Concern about access to water and water availability is not a recent issue, there are records of aqueducts (pipes to take water to distant locations) for almost 2,000 years and some of them more than hundreds of kilometers apart, dating back to the time of the Roman Empire. Its importance was such that it was a fundamental part of expanding empires, maintaining populations and enabling agriculture and animal husbandry.
Today, the monumental aqueducts have been transformed into kilometers of distribution networks, water reservoirs, pumping and water treatment stations to guarantee universal access to water. But water is not always available at the home tap, either due to the lack of a nearby water source or the large demand required such as irrigating crops, containing fires, recharging groundwater levels or large hydroelectric dams.
Several places around the world do not have abundant water availability and yet are home to thousands of people, such as locations in the United States, Mexico, United Arab Emirates, Russia, South Africa and even Brazil. And it is no coincidence that these places need to adopt water supply measures such as water desalination plants or underground wells. But both alternatives are expensive and groundwater levels drop year after year.

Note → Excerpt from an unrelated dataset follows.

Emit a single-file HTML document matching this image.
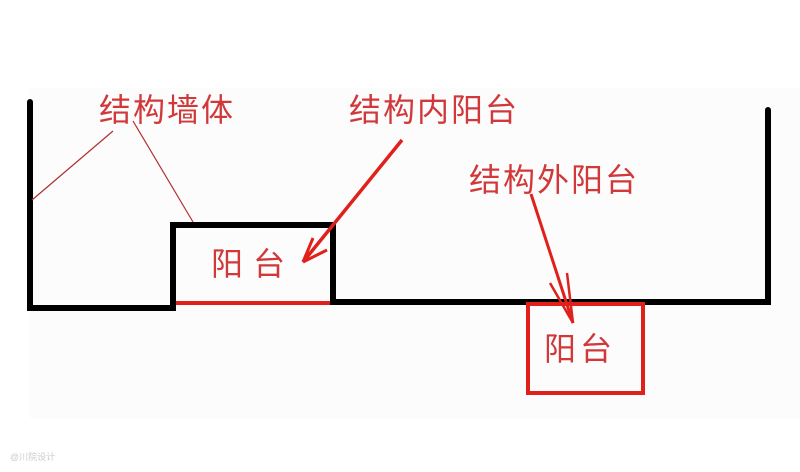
<!DOCTYPE html>
<html><head><meta charset="utf-8"><style>
html,body{margin:0;padding:0;background:#fff;}
svg{display:block;}
text{font-family:"Liberation Sans","Noto Sans CJK SC",sans-serif;fill:#d0383a;}
</style></head><body>
<svg width="800" height="472" viewBox="0 0 800 472" xmlns="http://www.w3.org/2000/svg">
<rect x="0" y="0" width="800" height="472" fill="#fff"/>
<rect x="30" y="88" width="770" height="330" fill="#fcfcfc"/>
<!-- black walls -->
<polyline points="30,102 30,308 173,308 173,225 333,225 333,302 768,302 768,110" fill="none" stroke="#000" stroke-width="6" stroke-linejoin="miter" stroke-linecap="round"/>
<!-- red base of inner balcony -->
<line x1="176" y1="303" x2="330" y2="303" stroke="#e0201a" stroke-width="4"/>
<!-- red outer box -->
<rect x="528" y="304" width="115" height="89" fill="none" stroke="#e0201a" stroke-width="4"/>
<!-- thin leader lines -->
<line x1="113" y1="131" x2="32" y2="200" stroke="#b03030" stroke-width="1.2"/>
<line x1="133" y1="121" x2="193" y2="222" stroke="#b03030" stroke-width="1.2"/>
<!-- inner arrow -->
<line x1="402" y1="140" x2="303" y2="262" stroke="#e0201a" stroke-width="3.5"/>
<line x1="303" y1="262" x2="313" y2="238" stroke="#e0201a" stroke-width="3"/>
<line x1="303" y1="262" x2="327" y2="250" stroke="#e0201a" stroke-width="3"/>
<!-- outer arrow -->
<line x1="531" y1="194" x2="573" y2="323" stroke="#e0201a" stroke-width="3"/>
<line x1="573" y1="323" x2="567" y2="273" stroke="#e0201a" stroke-width="2.5"/>
<line x1="573" y1="323" x2="550" y2="283" stroke="#e0201a" stroke-width="2.5"/>
<!-- labels -->
<text x="99" y="121" font-size="32" letter-spacing="2">结构墙体</text>
<text x="349" y="121" font-size="32" letter-spacing="2">结构内阳台</text>
<text x="469" y="191" font-size="32" letter-spacing="2">结构外阳台</text>
<text x="211" y="275" font-size="32" letter-spacing="10">阳台</text>
<text x="544" y="360" font-size="32" letter-spacing="4">阳台</text>
<text x="10" y="460" font-size="9" style="fill:#ccc">@川院设计</text>
</svg>
</body></html>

Thinking about alternatives to water scarcity in these places, scientists raised the possibility of artificially producing rain. However, the technique depends on minimum prerequisites such as the presence of rain clouds.
The “cloud seeding” technique involves the use of chemicals, such as silver iodide and dry ice (solid carbon dioxide), to stimulate the formation of rain. Using aircraft and drones, these products are launched into the clouds with the aim of increasing the water supply in dry areas. The process aims to increase the volume of rain that would fall naturally.
The process is based on understanding the states of water. Raindrops do not form spontaneously; vapor in the atmosphere needs particles (condensation nuclei) to condense. Silver iodide, for example, has a similar geometry to rainwater and acts as fragments to which moisture can cling, resulting in the coalescence of clouds and, consequently, precipitation.
So it is not correct to say that it is possible to create rain artificially, but that there is a way to encourage the water to go from a gaseous state to a liquid, in the form of rain and to precipitate over the place where the clouds are. In addition to combating widespread drought, the technique can be an alternative for fighting forest fires, recovering degraded or burned areas and even raising the level of dams used for human supply or electricity generation.
But not everything is rosy, some scientists question the ability to actually sow rain artificially, the question that remains is how much rain would be precipitated naturally without the stimulus of particles added to the clouds, although some places like the United Arab Emirates have already achieved good results with the artificial rain method.
The technique can be a good ally to promote an increase in precipitation in places where there are favorable conditions and the formation of clouds with sufficient humidity, but this cannot be seen as the solution to droughts and lack of rain in several locations. Scientists increasingly associate dry periods and lack of rain with climate change and human influence on the climate.